To wymowne zdjęcie potwierdza plotki. W końcu Kasia Tusk "przyznała", że została mamą
Bartosz Świderski
01 lutego 2019, 11:56·1 minuta czytania
Publikacja artykułu: 01 lutego 2019, 11:56
Osoby śledzące instagramowy profil Kasi Tusk nie mają wątpliwości – córka byłego premiera już urodziła swoje dziecko. Wszystko przez enigmatyczny podpis pod zdjęciem, który w oczach fanów potwierdza plotki tabloidów.
Reklama.
Na finiszu ciąży Kasi Tusk emocje w sieci sięgały zenitu. Fani odgadywali płeć dziecka, a sama blogerka pokazała kulisy remontu pokoju dla noworodka. Dlatego choć nowe zdjęcie z Sopotu nic nie pokazuje, to podpis jest bardzo wymowny.
"Wczoraj udało nam się wychylić nosa z mieszkania. Miłe uczucie po kilkunastu dniach. Podziękowania dla pogody, która podarowała nam trochę słońca. Dziś znów pochmurno" – czytamy na instagramowym profilu bloga "Make Life Easier".

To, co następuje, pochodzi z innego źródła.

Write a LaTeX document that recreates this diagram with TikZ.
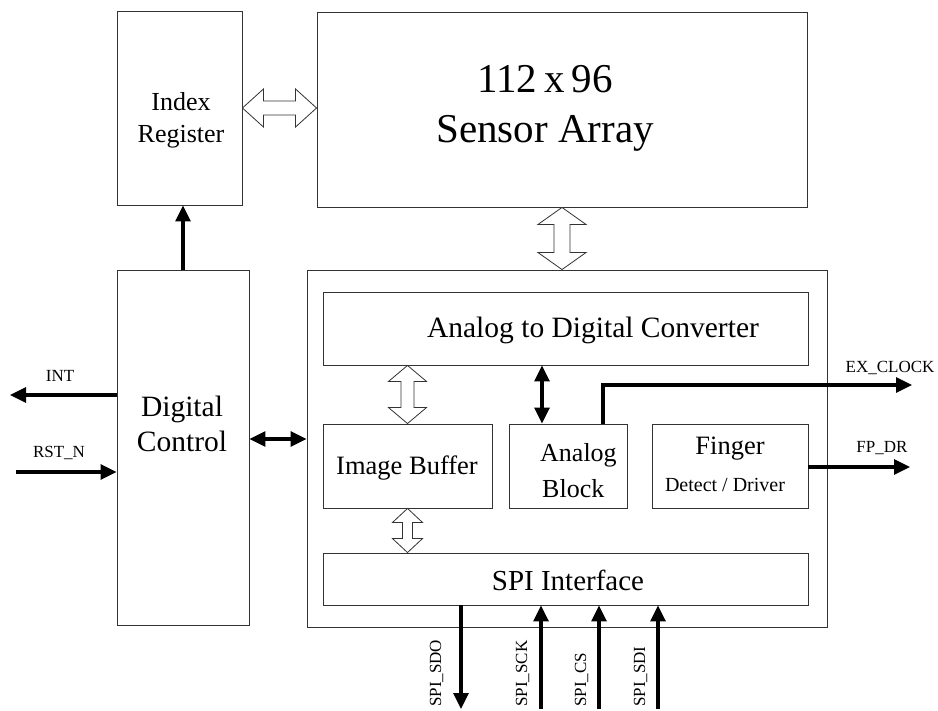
\documentclass[tikz,border=0pt]{standalone}
\usepackage{fontspec}
\setmainfont{Liberation Serif}
\usetikzlibrary{arrows.meta,calc}
\tikzset{
  blk/.style={draw=black!80, line width=0.9pt, inner sep=0pt},
  hollow/.style={draw=black!80, line width=0.8pt, fill=white, line join=miter},
  sig/.style={line width=3.2pt, -{Triangle[length=16pt,width=15pt]}},
  bisig/.style={line width=3.2pt, {Triangle[length=16pt,width=15pt]}-{Triangle[length=16pt,width=15pt]}},
  txt/.style={inner sep=0pt, align=center},
  lbl/.style={inner sep=0pt, font=\fontsize{17}{20}\selectfont},
}
% vertical hollow double arrow: x from #1, from #2 (top) to #3 (bottom); head half width, shaft half width, head length
\newcommand\hollowV[6]{%
  \draw[hollow] let \p1=(#1), \p2=(#2), \p3=(#3) in
    (\x1,\y2) -- ({\x1+#4pt},{\y2-#6pt}) -- ({\x1+#5pt},{\y2-#6pt}) -- ({\x1+#5pt},{\y3+#6pt})
    -- ({\x1+#4pt},{\y3+#6pt}) -- (\x1,\y3) -- ({\x1-#4pt},{\y3+#6pt}) -- ({\x1-#5pt},{\y3+#6pt})
    -- ({\x1-#5pt},{\y2-#6pt}) -- ({\x1-#4pt},{\y2-#6pt}) -- cycle;}
% horizontal hollow double arrow: y from #1, from #2 (left) to #3 (right)
\newcommand\hollowH[6]{%
  \draw[hollow] let \p1=(#1), \p2=(#2), \p3=(#3) in
    (\x2,\y1) -- ({\x2+#6pt},{\y1+#4pt}) -- ({\x2+#6pt},{\y1+#5pt}) -- ({\x3-#6pt},{\y1+#5pt})
    -- ({\x3-#6pt},{\y1+#4pt}) -- (\x3,\y1) -- ({\x3-#6pt},{\y1-#4pt}) -- ({\x3-#6pt},{\y1-#5pt})
    -- ({\x2+#6pt},{\y1-#5pt}) -- ({\x2+#6pt},{\y1-#4pt}) -- cycle;}
\begin{document}
\begin{tikzpicture}[x=1pt,y=-1pt]
\useasboundingbox (0,0) rectangle (938,711);

% boxes
\node[blk, minimum width=125pt, minimum height=194pt] (ir) at (179.5,108) {};
\node[blk, minimum width=490pt, minimum height=195pt] (sa) at (562,109.5) {};
\node[blk, minimum width=132pt, minimum height=355pt] (dc) at (183,447.5) {};
\node[blk, minimum width=520pt, minimum height=357pt] (main) at (567,448.5) {};
\node[blk, minimum width=485pt, minimum height=73pt] (adc) at (565.5,328.5) {};
\node[blk, minimum width=169pt, minimum height=84pt] (ib) at (407.5,466) {};
\node[blk, minimum width=118pt, minimum height=84pt] (ab) at (568,466) {};
\node[blk, minimum width=156pt, minimum height=84pt] (fd) at (730,466) {};
\node[blk, minimum width=485pt, minimum height=52pt] (spi) at (565.5,579) {};

% texts
\node[txt, font=\fontsize{26}{32}\selectfont] (irt) at (181,120) {Index\\Register};
\node[txt, font=\fontsize{41}{50}\selectfont] (sat) at (545,108) {112\,x\,96\\Sensor Array};
\node[txt, font=\fontsize{29.5}{35}\selectfont] (dct) at (182,424) {Digital\\Control};
\node[txt, anchor=base, font=\fontsize{29.5}{35}\selectfont] (adct) at (593,338) {Analog to Digital Converter};
\node[txt, anchor=base, font=\fontsize{26.5}{32}\selectfont] (ibt) at (407,475) {Image Buffer};
\node[txt, anchor=base west, font=\fontsize{26}{32}\selectfont] (abt1) at (540,461) {Analog};
\node[txt, anchor=base west, font=\fontsize{26}{32}\selectfont] (abt2) at (542,497) {Block};
\node[txt, anchor=base, font=\fontsize{26.5}{32}\selectfont] (fdt1) at (730,455) {Finger};
\node[txt, anchor=base, font=\fontsize{20}{24}\selectfont] (fdt2) at (725,492) {Detect / Driver};
\node[txt, anchor=base, font=\fontsize{29}{35}\selectfont] (spit) at (568,590) {SPI Interface};

% hollow bus arrows
\hollowH{ir.east}{ir.east}{sa.west}{19}{7}{21}
\hollowV{sa.south}{sa.south}{main.north}{24}{8}{17}
\hollowV{ib.north}{adc.south}{ib.north}{19}{6.5}{16}
\hollowV{ib.south}{ib.south}{spi.north}{15}{5}{14}

% signal end points
\coordinate (intend) at (10,395);
\coordinate (rstin) at (16,472);
\coordinate (dcm) at (0,439);
\coordinate (abx) at (542,0);
\coordinate (exsrc) at (603,0);
\coordinate (exclk) at (912,385);
\coordinate (fpdr) at (910,467);
\coordinate (sdo) at (461,709);
\coordinate (sck) at (541,709);
\coordinate (scs) at (599,709);
\coordinate (sdi) at (658,709);

% signal arrows
\draw[sig] (dc.north) -- (dc.north |- ir.south);
\draw[sig] (dc.west |- intend) -- (intend);
\draw[sig] (rstin) -- (rstin -| dc.west);
\draw[bisig] (dc.east |- dcm) -- (main.west |- dcm);
\draw[bisig] (adc.south -| abx) -- (ab.north -| abx);
\draw[sig] (ab.north -| exsrc) |- (exclk);
\draw[sig] (fd.east |- fpdr) -- (fpdr);
\draw[sig] (spi.south -| sdo) -- (sdo);
\draw[sig] (sck) -- (spi.south -| sck);
\draw[sig] (scs) -- (spi.south -| scs);
\draw[sig] (sdi) -- (spi.south -| sdi);

% labels
\node[lbl, anchor=base] (intl) at (60,382) {INT};
\node[lbl, anchor=base] (rstl) at (59,458) {RST\_N};
\node[lbl, anchor=base] (exl) at (890,373) {EX\_CLOCK};
\node[lbl, anchor=base] (fpl) at (882,453) {FP\_DR};
\node[lbl, anchor=base west, rotate=90] (sdol) at (441,707) {SPI\_SDO};
\node[lbl, anchor=base west, rotate=90] (sckl) at (527,707) {SPI\_SCK};
\node[lbl, anchor=base west, rotate=90] (csl) at (586,707) {SPI\_CS};
\node[lbl, anchor=base west, rotate=90] (sdil) at (645,707) {SPI\_SDI};
\end{tikzpicture}
\end{document}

Użyta w podpisie liczba mnoga i to, że dopiero po kilkunastu dniach wyściubiły nos z mieszkania, dla fanów oznacza jedno: Kasia Tusk urodziła. "Gratulacje dla całej trojki", "Czyli jednak tabloidy miały rację – jesteś Kasiu już po... gratulacje!" – czytamy w komentarzach. Tym samym potwierdziły się rewelacje "Faktu", który podał, że córka Donalda Tuska urodziła w nocy z 19 na 20 stycznia.